CategoriesLabor & Employment Law
On the eve of the Fair Labor Standards Act’s seventy-fifth anniversary, unpaid academic internships threaten to outpace government regulation and undermine opportunities for gainful employment. Although coveted by students eager to fill a line on their résumé, unpaid academic internships are a subspecies of unpaid internships that might soon face extinction. While the advent of unpaid internship litigation decreases the likelihood that employers will plead ignorance of the law when they defend against disgruntled unpaid interns, recent litigation does little to clear up a half-century of contradictory case law. The only certainty that surrounds the legal status of unpaid academic internships is that Fact Sheet #71, the current regulatory mechanism, shortchanges the unpaid academic intern. Fact Sheet #71’s six-prong test neither affords meaningful protection nor fosters beneficial learning opportunities.

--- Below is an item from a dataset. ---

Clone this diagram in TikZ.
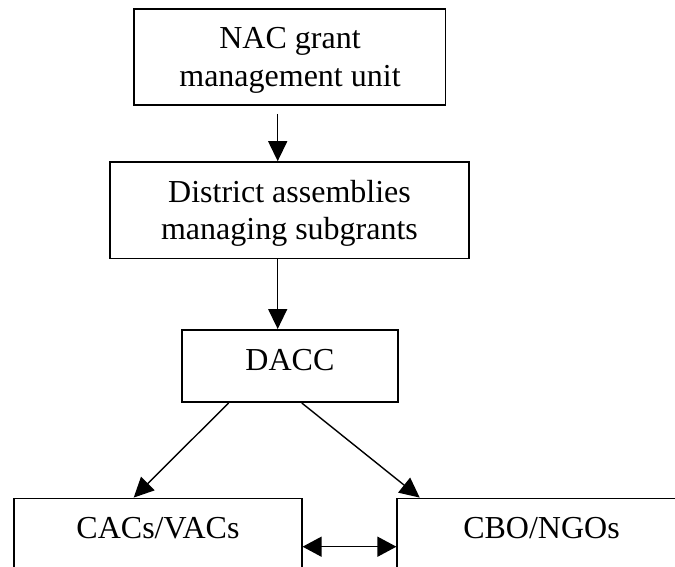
\documentclass[tikz,border=0pt]{standalone}
\usepackage{fontspec}
\setmainfont{Liberation Serif}
\usetikzlibrary{arrows.meta}
\begin{document}
\begin{tikzpicture}[x=1pt,y=-1pt,
  box/.style={draw, line width=1.6pt, inner sep=0pt},
  lbl/.style={anchor=base, inner sep=0pt, font=\fontsize{32}{38}\selectfont},
  conn/.style={line width=1.4pt, -{Triangle[length=20pt,width=19pt]}},
  dconn/.style={line width=1.4pt, {Triangle[length=19pt,width=20pt]}-{Triangle[length=19pt,width=20pt]}},
]
\useasboundingbox (0,0) rectangle (675,567);
\clip (0,0) rectangle (675,567);
\fill[white] (0,0) rectangle (675,567);

\node[box, minimum width=311.6pt, minimum height=96pt] (b1) at (289.7,57) {};
\node[box, minimum width=359.4pt, minimum height=96.6pt] (b2) at (289.5,210.3) {};
\node[box, minimum width=216.1pt, minimum height=72.4pt] (b3) at (289.75,366) {};
\node[box, minimum width=288pt, minimum height=121.6pt] (b4) at (157.8,559.2) {};
\node[box, minimum width=288.8pt, minimum height=121.6pt] (b5) at (541.6,559.2) {};

\node[lbl] (t1a) at (290,48.8) {NAC grant};
\node[lbl] (t1b) at (290,86.8) {management unit};
\node[lbl] (t2a) at (289.5,202.5) {District assemblies};
\node[lbl] (t2b) at (289.5,239.5) {managing subgrants};
\node[lbl] (t3) at (289.9,370.7) {DACC};
\node[lbl] (t4) at (158,538.9) {CACs/VACs};
\node[lbl] (t5) at (541.5,538.9) {CBO/NGOs};

\coordinate (a1s) at (277.7,114);
\coordinate (da) at (0,546.7);
\draw[conn] (a1s) -- (a1s |- b2.north);
\draw[conn] (b2.south -| a1s) -- (b3.north -| a1s);
\draw[conn] ([xshift=47.7pt]b3.south west) -- ([xshift=120.7pt]b4.north west);
\draw[conn] ([xshift=120.9pt]b3.south west) -- ([xshift=23.3pt]b5.north west);
\draw[dconn] (b4.north east |- da) -- (b5.north west |- da);
\end{tikzpicture}
\end{document}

Congress must exchange Fact Sheet #71’s old currency for a new currency, a currency that invests in America’s future and fosters meaningful internship opportunities for students. The key to effective regulation is distinguishing between educationally beneficial and educationally deficient unpaid internships. This distinction will simultaneously safeguard students from unfair employment relationships and allow students to prosper in educationally beneficial opportunities. To successfully revise the current regulations, Congress must first understand why the six-prong test fails to promote uniform interpretation and application. Second, Congress must delegate its regulatory power to the Department of Education, the most qualified agency to measure the educational value of unpaid academic internships. And third, Congress must codify a new test, one that provides a predictable legal framework on which students and employers can rely. Only then, when Congress exchanges its old regulations for new, will Congress stop shortchanging students and invest in their future.